_Raw records:_
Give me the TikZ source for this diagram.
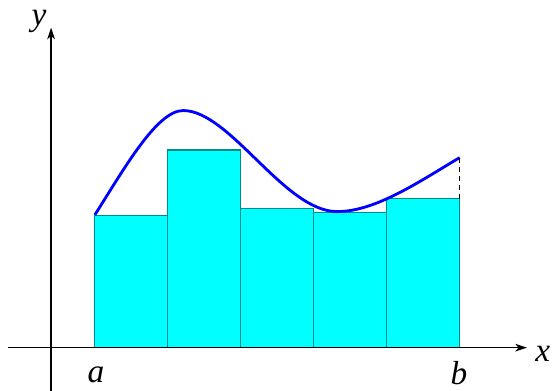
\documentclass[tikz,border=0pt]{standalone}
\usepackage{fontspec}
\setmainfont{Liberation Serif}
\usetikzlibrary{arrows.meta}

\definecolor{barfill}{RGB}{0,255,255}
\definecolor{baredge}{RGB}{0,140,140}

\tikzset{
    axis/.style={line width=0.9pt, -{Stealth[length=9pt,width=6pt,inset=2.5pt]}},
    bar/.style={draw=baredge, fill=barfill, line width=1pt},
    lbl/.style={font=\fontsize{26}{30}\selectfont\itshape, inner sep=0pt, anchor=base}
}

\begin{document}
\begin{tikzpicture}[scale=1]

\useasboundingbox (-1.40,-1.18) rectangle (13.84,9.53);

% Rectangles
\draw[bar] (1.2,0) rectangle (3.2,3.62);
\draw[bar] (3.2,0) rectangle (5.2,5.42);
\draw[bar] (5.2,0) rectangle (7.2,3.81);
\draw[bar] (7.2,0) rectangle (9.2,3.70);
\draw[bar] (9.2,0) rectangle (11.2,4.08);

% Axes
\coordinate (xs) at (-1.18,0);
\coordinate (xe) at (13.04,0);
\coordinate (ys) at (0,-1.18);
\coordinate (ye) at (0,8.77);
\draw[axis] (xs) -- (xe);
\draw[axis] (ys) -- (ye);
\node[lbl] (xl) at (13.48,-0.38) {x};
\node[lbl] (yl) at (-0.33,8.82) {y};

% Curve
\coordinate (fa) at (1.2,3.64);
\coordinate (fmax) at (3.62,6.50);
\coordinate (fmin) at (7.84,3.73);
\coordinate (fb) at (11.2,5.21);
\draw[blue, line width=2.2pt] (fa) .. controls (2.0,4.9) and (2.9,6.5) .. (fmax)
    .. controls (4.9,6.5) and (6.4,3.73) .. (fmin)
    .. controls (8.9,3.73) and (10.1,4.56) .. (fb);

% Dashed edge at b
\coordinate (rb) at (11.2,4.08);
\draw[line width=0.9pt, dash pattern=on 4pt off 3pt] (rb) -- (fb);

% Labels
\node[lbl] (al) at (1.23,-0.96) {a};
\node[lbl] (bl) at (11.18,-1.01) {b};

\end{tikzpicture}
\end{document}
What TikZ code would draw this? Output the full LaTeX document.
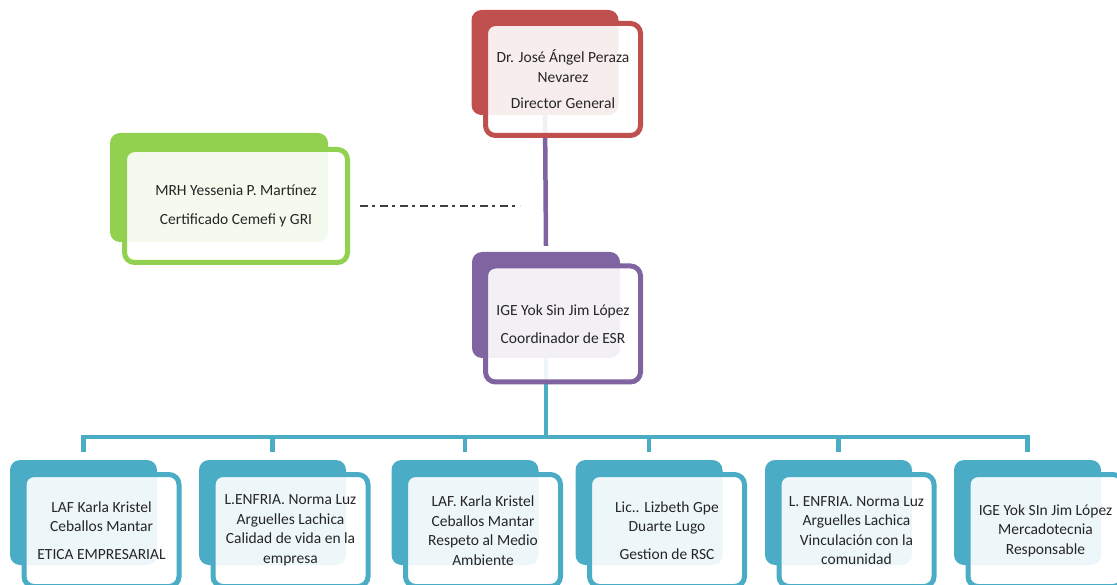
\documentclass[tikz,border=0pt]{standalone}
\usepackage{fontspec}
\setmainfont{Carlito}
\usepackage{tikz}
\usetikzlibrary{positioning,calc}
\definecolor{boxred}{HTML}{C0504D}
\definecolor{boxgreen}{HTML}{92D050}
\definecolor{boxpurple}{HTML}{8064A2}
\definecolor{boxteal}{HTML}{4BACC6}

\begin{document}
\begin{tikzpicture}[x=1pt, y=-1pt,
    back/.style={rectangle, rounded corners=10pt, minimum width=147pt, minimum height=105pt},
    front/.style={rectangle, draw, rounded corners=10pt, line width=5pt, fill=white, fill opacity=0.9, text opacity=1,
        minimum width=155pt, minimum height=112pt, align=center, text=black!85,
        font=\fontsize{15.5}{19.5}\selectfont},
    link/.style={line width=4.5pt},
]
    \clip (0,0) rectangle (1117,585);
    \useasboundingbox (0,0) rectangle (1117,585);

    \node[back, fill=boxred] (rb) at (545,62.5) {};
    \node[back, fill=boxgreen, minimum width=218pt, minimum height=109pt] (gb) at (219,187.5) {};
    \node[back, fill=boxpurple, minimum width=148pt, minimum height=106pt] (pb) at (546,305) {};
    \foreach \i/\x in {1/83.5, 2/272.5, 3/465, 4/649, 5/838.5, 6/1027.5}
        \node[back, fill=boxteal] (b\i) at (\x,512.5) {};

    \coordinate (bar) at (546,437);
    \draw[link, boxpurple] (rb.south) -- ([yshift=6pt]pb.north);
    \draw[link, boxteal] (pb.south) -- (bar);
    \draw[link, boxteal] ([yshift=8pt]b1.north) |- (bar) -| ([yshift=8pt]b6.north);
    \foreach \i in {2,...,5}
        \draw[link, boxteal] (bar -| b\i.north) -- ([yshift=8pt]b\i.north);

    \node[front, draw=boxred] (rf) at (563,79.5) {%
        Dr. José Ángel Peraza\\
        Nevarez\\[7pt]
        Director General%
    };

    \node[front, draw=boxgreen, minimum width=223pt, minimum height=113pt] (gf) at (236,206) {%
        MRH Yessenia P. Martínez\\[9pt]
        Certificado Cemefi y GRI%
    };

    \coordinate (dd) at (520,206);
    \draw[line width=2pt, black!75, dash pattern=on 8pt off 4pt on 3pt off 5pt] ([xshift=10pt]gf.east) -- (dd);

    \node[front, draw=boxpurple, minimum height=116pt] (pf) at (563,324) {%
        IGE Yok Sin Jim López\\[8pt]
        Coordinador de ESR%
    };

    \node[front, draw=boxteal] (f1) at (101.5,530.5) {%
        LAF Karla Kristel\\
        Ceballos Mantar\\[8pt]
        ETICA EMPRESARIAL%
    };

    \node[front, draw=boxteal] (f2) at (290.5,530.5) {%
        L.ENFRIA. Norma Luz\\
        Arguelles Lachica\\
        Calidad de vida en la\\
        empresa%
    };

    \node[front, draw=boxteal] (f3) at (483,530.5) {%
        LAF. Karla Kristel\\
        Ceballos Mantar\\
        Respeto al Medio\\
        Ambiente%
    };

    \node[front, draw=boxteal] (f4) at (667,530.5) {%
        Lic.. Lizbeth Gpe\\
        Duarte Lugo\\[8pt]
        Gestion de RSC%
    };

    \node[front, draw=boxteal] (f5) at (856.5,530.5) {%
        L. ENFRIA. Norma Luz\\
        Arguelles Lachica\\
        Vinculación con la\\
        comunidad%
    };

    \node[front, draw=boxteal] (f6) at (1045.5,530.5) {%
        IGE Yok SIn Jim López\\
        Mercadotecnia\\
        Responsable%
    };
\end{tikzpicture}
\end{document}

_Required work:_ Without including the pictures, return each record above exactly as it stands.

_Answer to the task:_
Give me the TikZ source for this diagram.
\documentclass[tikz,border=0pt]{standalone}
\usepackage{fontspec}
\setmainfont{Liberation Serif}
\usetikzlibrary{arrows.meta}

\definecolor{barfill}{RGB}{0,255,255}
\definecolor{baredge}{RGB}{0,140,140}

\tikzset{
    axis/.style={line width=0.9pt, -{Stealth[length=9pt,width=6pt,inset=2.5pt]}},
    bar/.style={draw=baredge, fill=barfill, line width=1pt},
    lbl/.style={font=\fontsize{26}{30}\selectfont\itshape, inner sep=0pt, anchor=base}
}

\begin{document}
\begin{tikzpicture}[scale=1]

\useasboundingbox (-1.40,-1.18) rectangle (13.84,9.53);

% Rectangles
\draw[bar] (1.2,0) rectangle (3.2,3.62);
\draw[bar] (3.2,0) rectangle (5.2,5.42);
\draw[bar] (5.2,0) rectangle (7.2,3.81);
\draw[bar] (7.2,0) rectangle (9.2,3.70);
\draw[bar] (9.2,0) rectangle (11.2,4.08);

% Axes
\coordinate (xs) at (-1.18,0);
\coordinate (xe) at (13.04,0);
\coordinate (ys) at (0,-1.18);
\coordinate (ye) at (0,8.77);
\draw[axis] (xs) -- (xe);
\draw[axis] (ys) -- (ye);
\node[lbl] (xl) at (13.48,-0.38) {x};
\node[lbl] (yl) at (-0.33,8.82) {y};

% Curve
\coordinate (fa) at (1.2,3.64);
\coordinate (fmax) at (3.62,6.50);
\coordinate (fmin) at (7.84,3.73);
\coordinate (fb) at (11.2,5.21);
\draw[blue, line width=2.2pt] (fa) .. controls (2.0,4.9) and (2.9,6.5) .. (fmax)
    .. controls (4.9,6.5) and (6.4,3.73) .. (fmin)
    .. controls (8.9,3.73) and (10.1,4.56) .. (fb);

% Dashed edge at b
\coordinate (rb) at (11.2,4.08);
\draw[line width=0.9pt, dash pattern=on 4pt off 3pt] (rb) -- (fb);

% Labels
\node[lbl] (al) at (1.23,-0.96) {a};
\node[lbl] (bl) at (11.18,-1.01) {b};

\end{tikzpicture}
\end{document}
What TikZ code would draw this? Output the full LaTeX document.
\documentclass[tikz,border=0pt]{standalone}
\usepackage{fontspec}
\setmainfont{Carlito}
\usepackage{tikz}
\usetikzlibrary{positioning,calc}
\definecolor{boxred}{HTML}{C0504D}
\definecolor{boxgreen}{HTML}{92D050}
\definecolor{boxpurple}{HTML}{8064A2}
\definecolor{boxteal}{HTML}{4BACC6}

\begin{document}
\begin{tikzpicture}[x=1pt, y=-1pt,
    back/.style={rectangle, rounded corners=10pt, minimum width=147pt, minimum height=105pt},
    front/.style={rectangle, draw, rounded corners=10pt, line width=5pt, fill=white, fill opacity=0.9, text opacity=1,
        minimum width=155pt, minimum height=112pt, align=center, text=black!85,
        font=\fontsize{15.5}{19.5}\selectfont},
    link/.style={line width=4.5pt},
]
    \clip (0,0) rectangle (1117,585);
    \useasboundingbox (0,0) rectangle (1117,585);

    \node[back, fill=boxred] (rb) at (545,62.5) {};
    \node[back, fill=boxgreen, minimum width=218pt, minimum height=109pt] (gb) at (219,187.5) {};
    \node[back, fill=boxpurple, minimum width=148pt, minimum height=106pt] (pb) at (546,305) {};
    \foreach \i/\x in {1/83.5, 2/272.5, 3/465, 4/649, 5/838.5, 6/1027.5}
        \node[back, fill=boxteal] (b\i) at (\x,512.5) {};

    \coordinate (bar) at (546,437);
    \draw[link, boxpurple] (rb.south) -- ([yshift=6pt]pb.north);
    \draw[link, boxteal] (pb.south) -- (bar);
    \draw[link, boxteal] ([yshift=8pt]b1.north) |- (bar) -| ([yshift=8pt]b6.north);
    \foreach \i in {2,...,5}
        \draw[link, boxteal] (bar -| b\i.north) -- ([yshift=8pt]b\i.north);

    \node[front, draw=boxred] (rf) at (563,79.5) {%
        Dr. José Ángel Peraza\\
        Nevarez\\[7pt]
        Director General%
    };

    \node[front, draw=boxgreen, minimum width=223pt, minimum height=113pt] (gf) at (236,206) {%
        MRH Yessenia P. Martínez\\[9pt]
        Certificado Cemefi y GRI%
    };

    \coordinate (dd) at (520,206);
    \draw[line width=2pt, black!75, dash pattern=on 8pt off 4pt on 3pt off 5pt] ([xshift=10pt]gf.east) -- (dd);

    \node[front, draw=boxpurple, minimum height=116pt] (pf) at (563,324) {%
        IGE Yok Sin Jim López\\[8pt]
        Coordinador de ESR%
    };

    \node[front, draw=boxteal] (f1) at (101.5,530.5) {%
        LAF Karla Kristel\\
        Ceballos Mantar\\[8pt]
        ETICA EMPRESARIAL%
    };

    \node[front, draw=boxteal] (f2) at (290.5,530.5) {%
        L.ENFRIA. Norma Luz\\
        Arguelles Lachica\\
        Calidad de vida en la\\
        empresa%
    };

    \node[front, draw=boxteal] (f3) at (483,530.5) {%
        LAF. Karla Kristel\\
        Ceballos Mantar\\
        Respeto al Medio\\
        Ambiente%
    };

    \node[front, draw=boxteal] (f4) at (667,530.5) {%
        Lic.. Lizbeth Gpe\\
        Duarte Lugo\\[8pt]
        Gestion de RSC%
    };

    \node[front, draw=boxteal] (f5) at (856.5,530.5) {%
        L. ENFRIA. Norma Luz\\
        Arguelles Lachica\\
        Vinculación con la\\
        comunidad%
    };

    \node[front, draw=boxteal] (f6) at (1045.5,530.5) {%
        IGE Yok SIn Jim López\\
        Mercadotecnia\\
        Responsable%
    };
\end{tikzpicture}
\end{document}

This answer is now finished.